Well, your marriage is over. Sometimes it is the cause of the divorce, sometimes it happens during the divorce proceedings, and sometimes it doesn't happen for years later; but it almost always happens-- the new boyfriend or girlfriend.
This situation, unfortunately, is frequently the cause of greatly increased friction between parents who might otherwise be able to agree on how to parent their children. If it is a new boyfriend, he may misguidedly believe that he must act as the new "dad" to the children, and that he must be his girlfriend's protector against her unreasonable ex-husband. Or it may be the new girlfriend, who foolishly believes that, in her new boyfriend, she has a ready-made nuclear family, and she doesn't need interference from the ex-wife. Whatever the situation, if you are the new boyfriend or girlfriend, stay out of it. There is abundant research to establish that when parents fight, the children suffer. You do not help the situation by meddling.
If you are the parent, though, what are the nuts and bolts strategies that you can employ to make the best of the situation?
1. If your divorce is not final, you should not be cohabitating with your new significant other. The guardian ad litem and the judge will not look favorably on this situation. Additionally, if there is cohabitation, the personal history of your new partner is brought into the equation.

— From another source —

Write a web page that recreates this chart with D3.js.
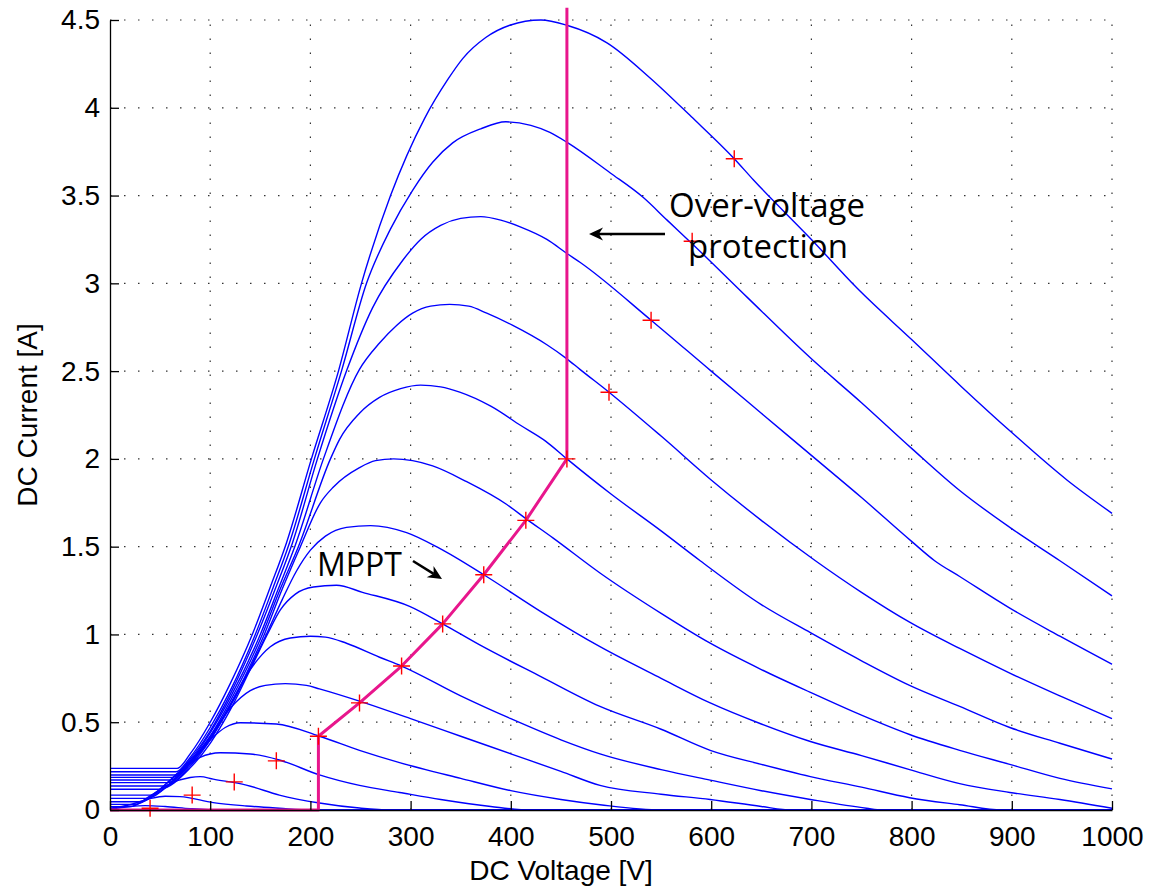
<!DOCTYPE html>
<html>
<head>
<meta charset="utf-8">
<script src="https://cdn.jsdelivr.net/npm/d3@7"></script>
<style>
  body { margin: 0; background: #fff; }
  svg { display: block; }
</style>
</head>
<body>
<div id="scene"></div>
<script>
// tick values
var xTicks = [0, 100, 200, 300, 400, 500, 600, 700, 800, 900, 1000];
var yTicks = [0, 0.5, 1, 1.5, 2, 2.5, 3, 3.5, 4, 4.5];

// I-V curves, [voltage, current]
var curve1 = [[0,0.237],[67,0.237],[80,0.32],[100,0.50],[120,0.72],[142,1.0],[160,1.27],[176,1.52],[201,2.0],[228,2.5],[251,3.0],[280,3.5],[314,3.94],[337,4.16],[352,4.28],[375,4.40],[399,4.47],[430,4.50],[456,4.47],[496,4.37],[539,4.17],[580,3.95],[623,3.71],[642,3.59],[700,3.25],[746,2.97],[800,2.68],[850,2.41],[900,2.15],[955,1.88],[1000,1.69]];
var curve2 = [[0,0.218],[66,0.218],[80,0.30],[100,0.47],[120,0.68],[145,1.0],[163,1.27],[179,1.52],[204,2.0],[231,2.5],[256,3.0],[280,3.31],[302,3.53],[322,3.69],[342,3.80],[370,3.88],[395,3.92],[420,3.90],[439,3.86],[457,3.80],[499,3.63],[532,3.49],[556,3.36],[582,3.22],[636,2.92],[700,2.57],[750,2.32],[800,2.06],[848,1.82],[898,1.61],[948,1.42],[1000,1.22]];
var curve3 = [[0,0.199],[64,0.199],[80,0.29],[100,0.45],[120,0.66],[147,1.0],[165,1.26],[182,1.52],[207,2.0],[236,2.5],[262,2.86],[292,3.13],[310,3.25],[330,3.33],[350,3.37],[370,3.38],[390,3.36],[410,3.32],[436,3.25],[456,3.17],[469,3.12],[540,2.79],[600,2.50],[650,2.26],[700,2.02],[750,1.78],[800,1.53],[823,1.42],[848,1.33],[898,1.15],[948,0.99],[1000,0.83]];
var curve4 = [[0,0.186],[62,0.186],[80,0.28],[100,0.44],[120,0.64],[150,1.0],[168,1.26],[185,1.51],[213,2.0],[249,2.51],[269,2.66],[286,2.76],[302,2.83],[320,2.87],[339,2.88],[358,2.87],[376,2.83],[402,2.76],[436,2.65],[456,2.57],[469,2.51],[498,2.38],[550,2.13],[600,1.88],[650,1.65],[704,1.42],[750,1.24],[798,1.07],[848,0.92],[898,0.78],[948,0.65],[1000,0.52]];
var curve5 = [[0,0.171],[60,0.171],[80,0.27],[100,0.42],[120,0.62],[152,1.0],[170,1.26],[188,1.5],[220,2.0],[229,2.11],[249,2.26],[269,2.35],[290,2.40],[310,2.42],[330,2.41],[349,2.38],[380,2.30],[410,2.19],[435,2.10],[456,2.0],[500,1.80],[550,1.59],[589,1.42],[650,1.17],[699,1.01],[750,0.85],[798,0.71],[848,0.59],[898,0.47],[948,0.38],[1000,0.29]];
var curve6 = [[0,0.156],[57,0.156],[80,0.26],[100,0.41],[120,0.60],[154,1.0],[172,1.26],[190,1.5],[210,1.75],[223,1.84],[249,1.95],[265,1.99],[283,2.0],[302,1.99],[322,1.96],[356,1.87],[396,1.74],[415,1.66],[442,1.55],[489,1.35],[550,1.12],[599,0.95],[650,0.80],[699,0.67],[750,0.54],[798,0.43],[848,0.34],[898,0.26],[948,0.18],[1000,0.12]];
var curve7 = [[0,0.137],[54,0.137],[80,0.25],[100,0.40],[120,0.59],[156,1.0],[172,1.2],[186,1.36],[200,1.48],[215,1.56],[236,1.61],[260,1.62],[296,1.58],[329,1.49],[373,1.34],[430,1.13],[489,0.93],[550,0.75],[599,0.61],[650,0.49],[699,0.39],[750,0.31],[798,0.23],[848,0.15],[898,0.10],[948,0.06],[1000,0.01]];
var curve8 = [[0,0.118],[49,0.118],[80,0.24],[100,0.38],[120,0.57],[140,0.80],[157,1.0],[170,1.14],[185,1.23],[203,1.27],[226,1.28],[252,1.24],[299,1.16],[332,1.06],[369,0.94],[430,0.76],[489,0.59],[550,0.46],[599,0.34],[650,0.26],[699,0.19],[750,0.13],[798,0.07],[848,0.03],[890,0],[1000,0]];
var curve9 = [[0,0.085],[41,0.085],[60,0.15],[80,0.27],[100,0.40],[120,0.60],[140,0.80],[160,0.93],[180,0.98],[200,0.99],[215,0.985],[236,0.95],[269,0.87],[291,0.82],[350,0.65],[400,0.52],[450,0.40],[489,0.32],[550,0.23],[599,0.17],[650,0.11],[699,0.06],[755,0.01],[770,0],[1000,0]];
var curve10 = [[0,0.066],[36,0.066],[60,0.15],[80,0.27],[100,0.42],[120,0.58],[140,0.68],[155,0.71],[175,0.72],[196,0.71],[209,0.69],[249,0.62],[300,0.52],[350,0.42],[400,0.32],[450,0.22],[489,0.14],[550,0.09],[599,0.06],[650,0.02],[680,0],[1000,0]];
var curve11 = [[0,0.047],[30,0.047],[60,0.17],[80,0.28],[100,0.40],[115,0.47],[130,0.497],[166,0.49],[209,0.42],[249,0.34],[289,0.27],[350,0.18],[400,0.11],[450,0.06],[489,0.03],[550,0],[1000,0]];
var curve12 = [[0,0.032],[25,0.032],[50,0.12],[70,0.22],[90,0.30],[110,0.326],[140,0.319],[169,0.285],[209,0.20],[249,0.14],[289,0.10],[330,0.06],[380,0.02],[420,0],[1000,0]];
var curve13 = [[0,0.019],[20,0.019],[40,0.08],[60,0.15],[80,0.185],[90,0.19],[103,0.176],[136,0.142],[169,0.085],[209,0.04],[249,0.011],[280,0],[1000,0]];
var curve14 = [[0,0.010],[20,0.03],[40,0.065],[55,0.078],[70,0.076],[103,0.042],[136,0.023],[169,0.01],[200,0],[1000,0]];
var curve15 = [[0,0.005],[20,0.02],[35,0.025],[55,0.02],[80,0.008],[110,0],[1000,0]];
var curves = [curve1, curve2, curve3, curve4, curve5, curve6, curve7, curve8,
  curve9, curve10, curve11, curve12, curve13, curve14, curve15];

// maximum power points (red +)
var mpptV = [40, 82, 124, 166, 208, 249, 291, 332, 373, 415, 456, 498, 540, 581, 623];
var mpptI = [0.01, 0.085, 0.16, 0.28, 0.42, 0.61, 0.82, 1.06, 1.34, 1.65, 2.0, 2.38, 2.79, 3.24, 3.71];

// controller trajectory (magenta)
var ctrlV = [0, 208, 208, 249, 291, 332, 373, 415, 456, 456];
var ctrlI = [0, 0, 0.42, 0.61, 0.82, 1.06, 1.34, 1.65, 2.0, 4.57];

var ctx = {
  w: 1157,
  h: 896,
  left: 110,
  right: 1112,
  top: 20,
  bottom: 810
};

var svgEl = d3.select("#scene").append("svg")
  .attr("width", ctx.w)
  .attr("height", ctx.h);

var x = d3.scaleLinear().domain([0, 1000]).range([ctx.left, ctx.right]);
var y = d3.scaleLinear().domain([0, 4.5]).range([ctx.bottom, ctx.top]);

// dotted grid
svgEl.append("g").selectAll("line")
  .data(xTicks.slice(1))
  .enter().append("line")
  .attr("x1", function (d) { return x(d); })
  .attr("x2", function (d) { return x(d); })
  .attr("y1", ctx.bottom)
  .attr("y2", ctx.top)
  .attr("stroke", "#333")
  .attr("stroke-width", 1.2)
  .attr("stroke-dasharray", "1.5,12.5");

svgEl.append("g").selectAll("line")
  .data(yTicks.slice(1))
  .enter().append("line")
  .attr("x1", ctx.left)
  .attr("x2", ctx.right)
  .attr("y1", function (d) { return y(d); })
  .attr("y2", function (d) { return y(d); })
  .attr("stroke", "#333")
  .attr("stroke-width", 1.2)
  .attr("stroke-dasharray", "1.5,12.5");

// curves
var line = d3.line()
  .x(function (d) { return x(d[0]); })
  .y(function (d) { return y(d[1]); })
  .curve(d3.curveMonotoneX);

svgEl.append("g").selectAll("path")
  .data(curves)
  .enter().append("path")
  .attr("d", line)
  .attr("fill", "none")
  .attr("stroke", "#0000ff")
  .attr("stroke-width", 1.4);

// controller path
var ctrl = ctrlV.map(function (v, i) { return [v, ctrlI[i]]; });
svgEl.append("path")
  .attr("d", d3.line()
    .x(function (d) { return x(d[0]); })
    .y(function (d) { return y(d[1]); })(ctrl))
  .attr("fill", "none")
  .attr("stroke", "#e8168c")
  .attr("stroke-width", 3)
  .attr("stroke-linejoin", "round");

// red + markers
var mppt = mpptV.map(function (v, i) { return [v, mpptI[i]]; });
svgEl.append("g").selectAll("path")
  .data(mppt)
  .enter().append("path")
  .attr("d", function (d) {
    var cx = x(d[0]), cy = y(d[1]), s = 8.5;
    return "M" + (cx - s) + "," + cy + "H" + (cx + s) + "M" + cx + "," + (cy - s) + "V" + (cy + s);
  })
  .attr("stroke", "#ff0000")
  .attr("stroke-width", 1.4)
  .attr("fill", "none");

// axes
var yAxis = d3.axisLeft(y)
  .tickValues(yTicks)
  .tickSizeInner(-9)
  .tickSizeOuter(0)
  .tickPadding(10)
  .tickFormat(function (d) { return String(d); });

var xAxis = d3.axisBottom(x)
  .tickValues(xTicks)
  .tickSizeInner(-9)
  .tickSizeOuter(0)
  .tickPadding(16)
  .tickFormat(function (d) { return String(d); });

var gy = svgEl.append("g")
  .attr("transform", "translate(" + ctx.left + ",0)")
  .call(yAxis);
var gx = svgEl.append("g")
  .attr("transform", "translate(0," + ctx.bottom + ")")
  .call(xAxis);

[gx, gy].forEach(function (g) {
  g.selectAll("path, line").attr("stroke", "#000").attr("stroke-width", 1.3);
  g.selectAll("text")
    .attr("fill", "#000")
    .style("font-family", "'Liberation Sans', Arial, sans-serif")
    .style("font-size", "28px");
});

// axis labels
svgEl.append("text")
  .attr("x", 561)
  .attr("y", 880)
  .attr("text-anchor", "middle")
  .style("font-family", "'Liberation Sans', Arial, sans-serif")
  .style("font-size", "28px")
  .text("DC Voltage [V]");

svgEl.append("text")
  .attr("transform", "translate(37,415) rotate(-90)")
  .attr("text-anchor", "middle")
  .style("font-family", "'Liberation Sans', Arial, sans-serif")
  .style("font-size", "28px")
  .text("DC Current [A]");

// annotations
var annoFont = "'Open Sans', 'Noto Sans', sans-serif";
svgEl.append("text")
  .attr("x", 317)
  .attr("y", 576)
  .style("font-family", annoFont)
  .style("font-size", "32px")
  .text("MPPT");

svgEl.append("text")
  .attr("x", 767)
  .attr("y", 217)
  .attr("text-anchor", "middle")
  .style("font-family", annoFont)
  .style("font-size", "33px")
  .text("Over-voltage");

svgEl.append("text")
  .attr("x", 768)
  .attr("y", 258)
  .attr("text-anchor", "middle")
  .style("font-family", annoFont)
  .style("font-size", "33px")
  .text("protection");

var arrow = function (x1, y1, x2, y2) {
  var a = Math.atan2(y2 - y1, x2 - x1);
  var len = 14, half = 6.5;
  var bx = x2 - len * Math.cos(a), by = y2 - len * Math.sin(a);
  var nx = -Math.sin(a), ny = Math.cos(a);
  var mx = x2 - 0.7 * len * Math.cos(a), my = y2 - 0.7 * len * Math.sin(a);
  svgEl.append("line")
    .attr("x1", x1).attr("y1", y1)
    .attr("x2", mx).attr("y2", my)
    .attr("stroke", "#000")
    .attr("stroke-width", 2.5);
  svgEl.append("path")
    .attr("d", "M" + x2 + "," + y2 +
      "L" + (bx + nx * half) + "," + (by + ny * half) +
      "L" + mx + "," + my +
      "L" + (bx - nx * half) + "," + (by - ny * half) + "Z")
    .attr("fill", "#000");
};

arrow(413, 561, 442, 579);
arrow(665, 234, 589, 234);
</script>
</body>
</html>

If he or she has a criminal record, a drug or alcohol abuse problem, or a history of domestic violence, these are all factors that will be considered by the court in awarding placement. Of course, from time-to-time there is the situation where the new boyfriend is the biological father of a child born during the marriage. Even under these circumstances, cohabitation is not recommended.
2. Do not bring your new partner to court with you. Firstly, how the family court handles your family is absolutely none of his or her business. The judge will not let you new partner speak, and, in some cases, they may not even be allowed into the courtroom. The presence of this person creates undue anxiety and makes it much more difficult for parents to agree on how to disolve their marriage.

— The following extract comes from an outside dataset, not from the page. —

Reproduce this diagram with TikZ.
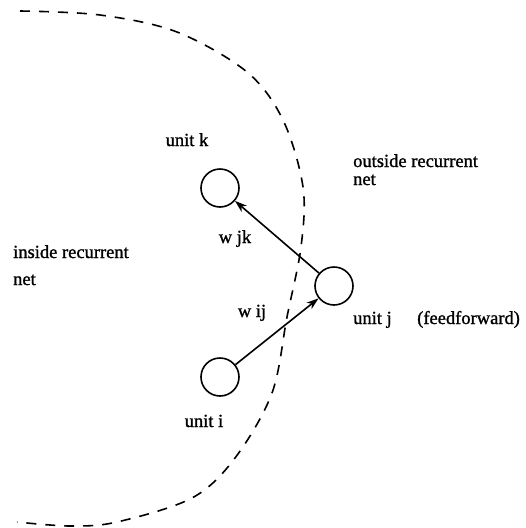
\documentclass[tikz,border=0pt]{standalone}
\usepackage{fontspec}
\setmainfont[FakeBold=1.2]{Liberation Serif}
\usetikzlibrary{arrows.meta}
\begin{document}
\begin{tikzpicture}[x=1pt,y=-1pt,
  unit/.style={draw,circle,line width=1.6pt,minimum size=38pt,inner sep=0pt},
  lbl/.style={font=\fontsize{18.5}{20}\selectfont,inner sep=0pt},
  link/.style={line width=1.6pt,-{Stealth[length=12pt,width=8pt,inset=3.5pt]}},
  boundary/.style={line width=1.6pt,dash pattern=on 10pt off 9pt}]
\useasboundingbox (0,0) rectangle (526,528);
% boundary of the recurrent net
\draw[boundary] plot[smooth,tension=0.55] coordinates {
  (20,11) (100,15) (177,32) (247,72) (283,120) (303,187) (301,247)
  (287,317) (272,393) (235,458) (192,498) (117,522) (70,526) (17,522)};
% units
\node[unit] (k) at (220,188) {};
\node[unit] (j) at (334,286) {};
\node[unit] (i) at (220,377) {};
% connections
\draw[link] (j) -- (k);
\draw[link] (i) -- (j);
% labels
\node[lbl,anchor=base] (lk) at (187,146) {unit k};
\node[lbl,anchor=base] (li) at (204,427) {unit i};
\node[lbl,anchor=base west] (lj) at (353,324) {unit j};
\node[lbl,anchor=base west] (lff) at (417,324) {(feedforward)};
\node[lbl,anchor=base] (wjk) at (235,243) {w jk};
\node[lbl,anchor=base] (wij) at (252,317) {w ij};
\node[lbl,anchor=base west] (out1) at (353,167) {outside recurrent};
\node[lbl,anchor=base west] (out2) at (353,185) {net};
\node[lbl,anchor=base west] (in1) at (13,258) {inside recurrent};
\node[lbl,anchor=base west] (in2) at (13,285) {net};
\end{tikzpicture}
\end{document}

3. Make it clear to your new partner that your children's relationship with their father/mother is important to you. You and your spouse are getting divorced, but the children, most likely, want nothing more than for the family to remain intact. If you poison the relationship between your children and your ex-spouse, you will pay a heavy price. Your children, ultimately, will resent you. Therefore, you should make it clear to your new partner that the children's relationship with your ex-spouse is important to you. Most new boyfriends or girlfriends are uncomfortable meddling in other people's family matters. They usually do so because their help has been solicited. Whatever you do, do not involve your new partner in family matters.
Divorces happen, and when it does, no one expects you to be alone for the rest of your life. However, take advice from an experienced Wisconsin divorce lawyer, not from your new boyfriend or girlfriend. He or she should be someone who fills a void in your life; and someone who helps make your life better. Do not let this person who destroys your relationship with your children.